Earlier this month, on Nov. 12, Orlando City became the first professional team in any major league in the United States to be the main sponsor of an LGBT community event when it participated in the Orlando Pride Parade.

The Pride Parade is an annual event held in downtown Orlando, which normally takes place the first weekend of October — this year’s event was postponed and rescheduled due to Hurricane Matthew. For more than a decade now, the event has grown into one of the largest pride events throughout the entire state, generating large crowds and uniting the entire LGBT community.

Orlando City has been participating in the event for the last several years, but this was the first time it had been the presenting sponsor.

“We’ve always had people in the parade and people that supported the LGBT community throughout central Florida,” Rawlins said. “And I think this year, with the Pulse tragedy and the shootings as soon as that happened one of our many commitments was not only to do the t-shirts and the seats in the stadium, right after Pulse we committed to being the presenting sponsor. It’s important that we raise awareness and continue to raise awareness and continue to support the LGBT community because it’s a community that sometimes is under attack and not often understood by everybody, and we have a significant portion of our fans that are part of the LGBT community and we try to give back and support them.”

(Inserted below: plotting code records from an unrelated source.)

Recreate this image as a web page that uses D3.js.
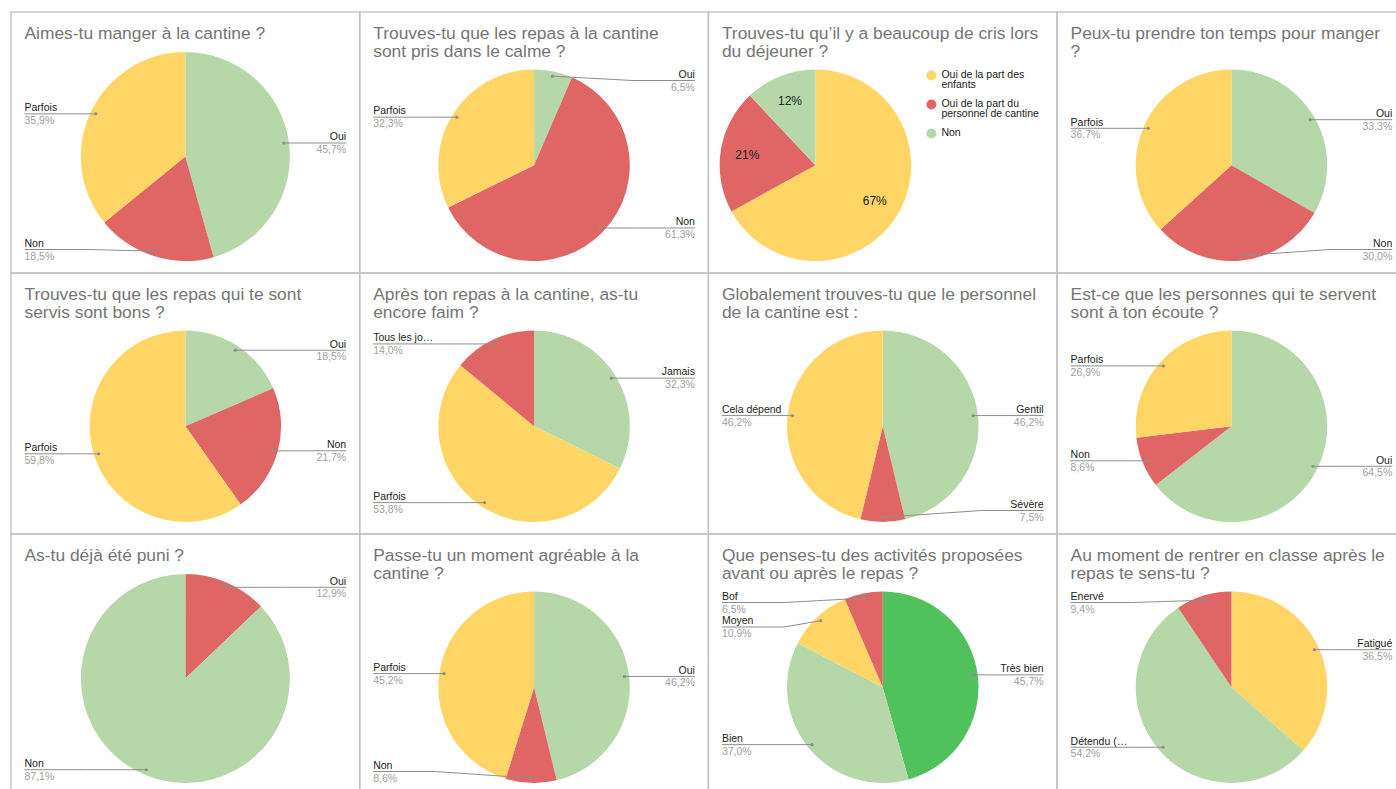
<!DOCTYPE html>
<html>
<head>
<meta charset="utf-8">
<script src="https://cdn.jsdelivr.net/npm/d3@7"></script>
<style>
  html, body { margin: 0; padding: 0; background: #fff; }
  svg { display: block; font-family: Arial, "Liberation Sans", sans-serif; }
</style>
</head>
<body>
<svg id="chart" width="1396" height="789"></svg>
<script>
// questions, wrapped the way the sheet wraps them
const titles = [
  ["Aimes-tu manger à la cantine ?"],
  ["Trouves-tu que les repas à la cantine", "sont pris dans le calme ?"],
  ["Trouves-tu qu’il y a beaucoup de cris lors", "du déjeuner ?"],
  ["Peux-tu prendre ton temps pour manger", "?"],
  ["Trouves-tu que les repas qui te sont", "servis sont bons ?"],
  ["Après ton repas à la cantine, as-tu", "encore faim ?"],
  ["Globalement trouves-tu que le personnel", "de la cantine est :"],
  ["Est-ce que les personnes qui te servent", "sont à ton écoute ?"],
  ["As-tu déjà été puni ?"],
  ["Passe-tu un moment agréable à la", "cantine ?"],
  ["Que penses-tu des activités proposées", "avant ou après le repas ?"],
  ["Au moment de rentrer en classe après le", "repas te sens-tu ?"]
];

const answers = [
  ["Oui", "Non", "Parfois"],
  ["Oui", "Non", "Parfois"],
  ["Oui de la part des enfants", "Oui de la part du personnel de cantine", "Non"],
  ["Oui", "Non", "Parfois"],
  ["Oui", "Non", "Parfois"],
  ["Jamais", "Parfois", "Tous les jo…"],
  ["Gentil", "Sévère", "Cela dépend"],
  ["Oui", "Non", "Parfois"],
  ["Oui", "Non"],
  ["Oui", "Non", "Parfois"],
  ["Très bien", "Bien", "Moyen", "Bof"],
  ["Fatigué", "Détendu (…", "Enervé"]
];

const percents = [
  [45.7, 18.5, 35.9],
  [6.5, 61.3, 32.3],
  [67, 21, 12],
  [33.3, 30.0, 36.7],
  [18.5, 21.7, 59.8],
  [32.3, 53.8, 14.0],
  [46.2, 7.5, 46.2],
  [64.5, 8.6, 26.9],
  [12.9, 87.1],
  [46.2, 8.6, 45.2],
  [45.7, 37.0, 10.9, 6.5],
  [36.5, 54.2, 9.4]
];

// tone of every answer (mapped to a colour further down)
const tones = [
  ["pos", "neg", "mid"],
  ["pos", "neg", "mid"],
  ["mid", "neg", "pos"],
  ["pos", "neg", "mid"],
  ["pos", "neg", "mid"],
  ["pos", "mid", "neg"],
  ["pos", "neg", "mid"],
  ["pos", "neg", "mid"],
  ["neg", "pos"],
  ["pos", "neg", "mid"],
  ["top", "pos", "mid", "neg"],
  ["mid", "pos", "neg"]
];

const legendPanel = 2; // the only chart with a legend + inside labels

/* layout */
const x0 = 11, y0 = 12, pw = 348.7, ph = 261, pad = 13.5;
const titleSize = 17.4, titleGap = 17.4;
const labelSize = 10.5, labelGap = 24.5, bendLen = 62;

const color = d3.scaleOrdinal()
  .domain(["pos", "neg", "mid", "top"])
  .range(["#b6d7a8", "#e06666", "#ffd666", "#51c15e"]);
const fmt1 = v => d3.format(".1f")(v).replace(".", ",") + "%";
const fmt0 = v => d3.format(".0f")(v) + "%";

const svg = d3.select("#chart");
svg.append("rect").attr("width", 1396).attr("height", 789).attr("fill", "#fff");

function spread(items, lo, hi) {
  items.sort((a, b) => a.y - b.y);
  for (let i = 0; i < items.length; i++) {
    let y = Math.max(items[i].y, lo);
    if (i > 0) y = Math.max(y, items[i - 1].y + labelGap);
    items[i].y = y;
  }
  for (let i = items.length - 1; i >= 0; i--) {
    let y = Math.min(items[i].y, hi);
    if (i < items.length - 1) y = Math.min(y, items[i + 1].y - labelGap);
    items[i].y = y;
  }
}

titles.forEach((title, i) => {
  const col = i % 4, row = Math.floor(i / 4);
  const px = x0 + col * pw, py = y0 + row * ph;
  const g = svg.append("g");

  g.append("rect")
    .attr("x", px).attr("y", py).attr("width", pw).attr("height", ph)
    .attr("fill", "none").attr("stroke", "#c2c2c2").attr("stroke-width", 1.4);

  g.selectAll(".title").data(title).enter().append("text")
    .attr("x", px + pad).attr("y", (d, k) => py + 27.3 + k * titleGap)
    .attr("font-size", titleSize).attr("fill", "#757575")
    .text(d => d);

  const top = py + 40 + (title.length - 1) * 17.5, bottom = py + 249;
  const r = (bottom - top) / 2, cy = (top + bottom) / 2;
  const withLegend = i === legendPanel;
  const cx = withLegend ? px + 107 : px + pw / 2;

  const data = answers[i].map((a, k) => ({ label: a, v: percents[i][k], tone: tones[i][k] }));
  const arcs = d3.pie().sort(null).value(d => d.v)(data);
  const arc = d3.arc().innerRadius(0).outerRadius(r);

  const pie = g.append("g").attr("transform", `translate(${cx},${cy})`);
  pie.selectAll("path").data(arcs).enter().append("path")
    .attr("d", arc)
    .attr("fill", d => color(d.data.tone));

  if (withLegend) {
    const inner = d3.arc().innerRadius(r * 0.72).outerRadius(r * 0.72);
    pie.selectAll(".pct").data(arcs).enter().append("text")
      .attr("transform", d => `translate(${inner.centroid(d)})`)
      .attr("text-anchor", "middle").attr("dy", "0.35em")
      .attr("font-size", 12).attr("fill", "#222")
      .text(d => fmt0(d.data.v));

    // legend with word wrap
    const lx = px + 223, tx = px + 233;
    let base = py + 66.3;
    data.forEach(d => {
      const t = g.append("text").attr("font-size", labelSize).attr("fill", "#222");
      const words = d.label.split(" ");
      let lines = [], cur = "";
      words.forEach(w => {
        const test = cur ? cur + " " + w : w;
        t.text(test);
        if (cur && t.node().getComputedTextLength() > 102) { lines.push(cur); cur = w; }
        else cur = test;
      });
      lines.push(cur);
      t.text(null);
      lines.forEach((ln, k) => {
        t.append("tspan").attr("x", tx).attr("y", base + k * 10).text(ln);
      });
      g.append("circle").attr("cx", lx).attr("cy", base - 2.8).attr("r", 5)
        .attr("fill", color(d.tone));
      base += lines.length * 10 + 9;
    });
    return;
  }

  // callout labels
  const items = arcs.map(a => {
    const m = (a.startAngle + a.endAngle) / 2;
    const dx = cx + 0.95 * r * Math.sin(m), dy = cy - 0.95 * r * Math.cos(m);
    return { a, dx, dy, y: dy, right: Math.sin(m) >= 0 };
  });
  const lo = top + 11, hi = bottom - 11.5;
  spread(items.filter(d => d.right), lo, hi);
  spread(items.filter(d => !d.right), lo, hi);

  const lab = g.selectAll(".lab").data(items).enter().append("g");
  lab.append("path")
    .attr("fill", "none").attr("stroke", "#8e8e8e").attr("stroke-width", 1)
    .attr("d", d => {
      const edge = d.right ? px + pw - pad : px + pad;
      const bend = d.right ? Math.max(edge - bendLen, d.dx) : Math.min(edge + bendLen, d.dx);
      return `M${edge},${d.y}H${bend}L${d.dx},${d.dy}`;
    });
  lab.append("circle")
    .attr("cx", d => d.dx).attr("cy", d => d.dy).attr("r", 1.6)
    .attr("fill", "#8e8e8e");
  lab.append("text")
    .attr("x", d => d.right ? px + pw - pad : px + pad).attr("y", d => d.y - 2.7)
    .attr("text-anchor", d => d.right ? "end" : "start")
    .attr("font-size", labelSize).attr("fill", "#222")
    .text(d => d.a.data.label);
  lab.append("text")
    .attr("x", d => d.right ? px + pw - pad : px + pad).attr("y", d => d.y + 10)
    .attr("text-anchor", d => d.right ? "end" : "start")
    .attr("font-size", labelSize).attr("fill", "#9e9e9e")
    .text(d => fmt1(d.a.data.v));
});
</script>
</body>
</html>
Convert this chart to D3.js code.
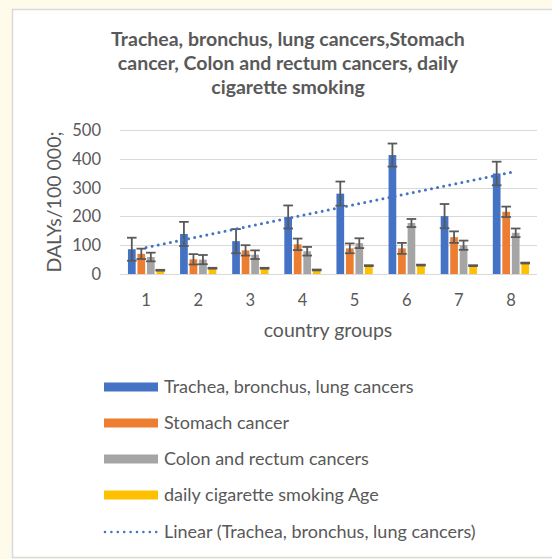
<!DOCTYPE html>
<html>
<head>
<meta charset="utf-8">
<script src="https://cdn.jsdelivr.net/npm/d3@7"></script>
<style>
  html, body { margin: 0; padding: 0; background: #fffbea; }
  svg { display: block; }
  text { font-family: Lato, "Open Sans", sans-serif; fill: #595959; }
</style>
</head>
<body>
<svg id="chart" width="552" height="559"></svg>
<script>
// Country groups on the x axis
const groups = ["1", "2", "3", "4", "5", "6", "7", "8"];

// DALYs per 100 000 by cause, one value per country group
const lungValues    = [86, 139, 114, 198, 279, 413, 201, 349];
const stomachValues = [70, 51, 82, 103, 89, 89, 128, 216];
const colonValues   = [59, 50, 67, 79, 107, 177, 100, 143];
const smokingValues = [13, 20, 20, 14, 29, 31, 29, 38];

// Error bar half-widths
const lungErrors    = [40, 42, 42, 40, 42, 40, 42, 41];
const stomachErrors = [18, 18, 18, 20, 17, 19, 20, 18];
const colonErrors   = [15, 16, 15, 15, 17, 14, 16, 15];
const smokingErrors = [1.5, 1.5, 1.5, 1.5, 1.5, 1.5, 1.5, 1.5];

const seriesNames = [
  "Trachea, bronchus, lung cancers",
  "Stomach cancer",
  "Colon and rectum cancers",
  "daily cigarette smoking Age"
];
const seriesColors = ["#4472c4", "#ed7d31", "#a5a5a5", "#ffc000"];
const trendName = "Linear (Trachea, bronchus, lung cancers)";

const yTicks = [0, 100, 200, 300, 400, 500];
const titleLines = [
  "Trachea, bronchus, lung cancers,Stomach",
  "cancer, Colon and rectum cancers, daily",
  "cigarette smoking"
];

const seriesValues = [lungValues, stomachValues, colonValues, smokingValues];
const seriesErrors = [lungErrors, stomachErrors, colonErrors, smokingErrors];

const svg = d3.select("#chart");

// White chart panel
svg.append("rect")
  .attr("x", 12.5).attr("y", 9.5)
  .attr("width", 560).attr("height", 548)
  .attr("fill", "#ffffff")
  .attr("stroke", "#d9d9d9").attr("stroke-width", 1.5);

// Title
const title = svg.append("text")
  .attr("text-anchor", "middle")
  .style("font-weight", "bold")
  .style("font-size", "19.5px");
titleLines.forEach((line, i) => {
  title.append("tspan").attr("x", 288).attr("y", 46 + i * 24).text(line);
});

// Scales
const x0 = d3.scaleBand().domain(groups).range([120, 537]);
const x1 = d3.scaleBand().domain(d3.range(seriesNames.length))
  .range([0, x0.bandwidth()]).paddingInner(0.19).paddingOuter(0.835);
const y = d3.scaleLinear().domain([0, 500]).range([274, 130]);

// Gridlines
svg.append("g").selectAll("line").data(yTicks).join("line")
  .attr("x1", 120).attr("x2", 537)
  .attr("y1", d => Math.round(y(d)) + 0.5).attr("y2", d => Math.round(y(d)) + 0.5)
  .attr("stroke", "#d9d9d9").attr("stroke-width", 1.2);

// Y tick labels
svg.append("g").selectAll("text").data(yTicks).join("text")
  .attr("x", 101).attr("y", d => y(d) + 6)
  .attr("text-anchor", "end")
  .style("font-size", "16.5px")
  .text(d => d);

// X tick labels
svg.append("g").selectAll("text").data(groups).join("text")
  .attr("x", d => x0(d) + x0.bandwidth() / 2).attr("y", 306)
  .attr("text-anchor", "middle")
  .style("font-size", "16.5px")
  .text(d => d);

// Axis titles
svg.append("text")
  .attr("x", 328).attr("y", 337)
  .attr("text-anchor", "middle")
  .style("font-size", "19.5px")
  .text("country groups");
svg.append("text")
  .attr("transform", "translate(61,202) rotate(-90)")
  .attr("text-anchor", "middle")
  .style("font-size", "19.5px")
  .text("DALYs/100 000;");

// Bars
const barRows = [];
seriesValues.forEach((vals, s) => vals.forEach((v, g) => {
  barRows.push({ s, g, v, e: seriesErrors[s][g] });
}));

svg.append("g").selectAll("rect").data(barRows).join("rect")
  .attr("x", d => x0(groups[d.g]) + x1(d.s))
  .attr("width", x1.bandwidth())
  .attr("y", d => y(d.v))
  .attr("height", d => y(0) - y(d.v))
  .attr("fill", d => seriesColors[d.s]);

// Error bars
const err = svg.append("g").attr("stroke", "#595959").attr("stroke-width", 1.8).attr("fill", "none");
const capHalf = 4.8;
barRows.forEach(d => {
  const cx = x0(groups[d.g]) + x1(d.s) + x1.bandwidth() / 2;
  const yt = y(d.v + d.e), yb = y(d.v - d.e);
  err.append("line").attr("x1", cx).attr("x2", cx).attr("y1", yt).attr("y2", yb);
  err.append("line").attr("x1", cx - capHalf).attr("x2", cx + capHalf).attr("y1", yt).attr("y2", yt);
  err.append("line").attr("x1", cx - capHalf).attr("x2", cx + capHalf).attr("y1", yb).attr("y2", yb);
});

// Linear trend line fitted to the lung cancer series
const xs = groups.map((g, i) => i + 1);
const mx = d3.mean(xs), my = d3.mean(lungValues);
const slope = d3.sum(xs, (xv, i) => (xv - mx) * (lungValues[i] - my)) / d3.sum(xs, xv => (xv - mx) ** 2);
const intercept = my - slope * mx;
const trendPts = [xs[0], xs[xs.length - 1]].map(xv => ({
  x: x0(groups[xv - 1]) + x0.bandwidth() / 2,
  y: y(intercept + slope * xv)
}));
svg.append("path")
  .attr("d", d3.line().x(d => d.x).y(d => d.y)(trendPts))
  .attr("stroke", "#4472c4").attr("stroke-width", 3)
  .attr("stroke-dasharray", "0 6.2").attr("stroke-linecap", "round")
  .attr("fill", "none");

// Legend
const legendY = [387, 423, 459, 495, 532];
const legend = svg.append("g");
seriesNames.forEach((name, i) => {
  legend.append("rect")
    .attr("x", 104).attr("y", legendY[i] - 4.5)
    .attr("width", 54).attr("height", 9)
    .attr("fill", seriesColors[i]);
  legend.append("text")
    .attr("x", 164).attr("y", legendY[i] + 6)
    .style("font-size", "18px")
    .text(name);
});
legend.append("line")
  .attr("x1", 105).attr("x2", 157)
  .attr("y1", legendY[4]).attr("y2", legendY[4])
  .attr("stroke", "#4472c4").attr("stroke-width", 2.6)
  .attr("stroke-dasharray", "0 6.4").attr("stroke-linecap", "round");
legend.append("text")
  .attr("x", 164).attr("y", legendY[4] + 6)
  .style("font-size", "18px")
  .text(trendName);
</script>
</body>
</html>
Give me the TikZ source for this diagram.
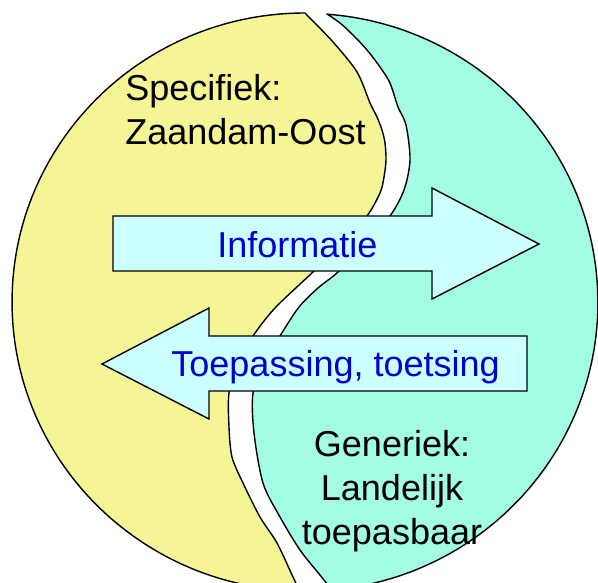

One of the commitments the club made after the shootings was that it would include 49 rainbow-colored seats in the new downtown soccer stadium to honor each of the 49 people killed, a tribute that goes a long way in showing just how much the club cares about making sure those lives are never forgotten.

Any team can issue statements of sorrow and say they understand, but Orlando City has always gone the extra mile to take make sure an important part of its fan base always feels welcome — especially when it comes to having members of its own in the LGBT community.

“As a club, we’ve always been a very inclusive and a very open club to all strands of society, and everyone is welcome,” Rawlins said. “We try to take a very open and welcoming attitude to everybody in the community that wants to be an Orlando City or Orlando Pride fans. Not only do our fans know that, but our players know that, our staff knows it. We have five or six staff that are openly gay, and people that are involved in the Pulse tragedy. So it’s important that we as a community, as an internal community, come together to support our staff, players, and community at large.”

Soccer has always been an inclusive sport, alongside the NBA, in the United States. Both have had strong voices in driving communities towards inclusion. Over the last couple of weeks, in light of recent political events in this country, the status of the LGBT community and those involved has become a bit clouded. There’s far less certainty about what’s ahead compared to the last several years, which have lifted the LGBT community leaps and bounds ahead of where it was decades ago.

“It’s more important now than at any time that people in that community feel safe and feel loved, and feel secure, and that there are people out there that support them and want to take care of them,” Rawlins said. “It’s a really important time right now to be doing that.”

And you can count on Orlando City to be there.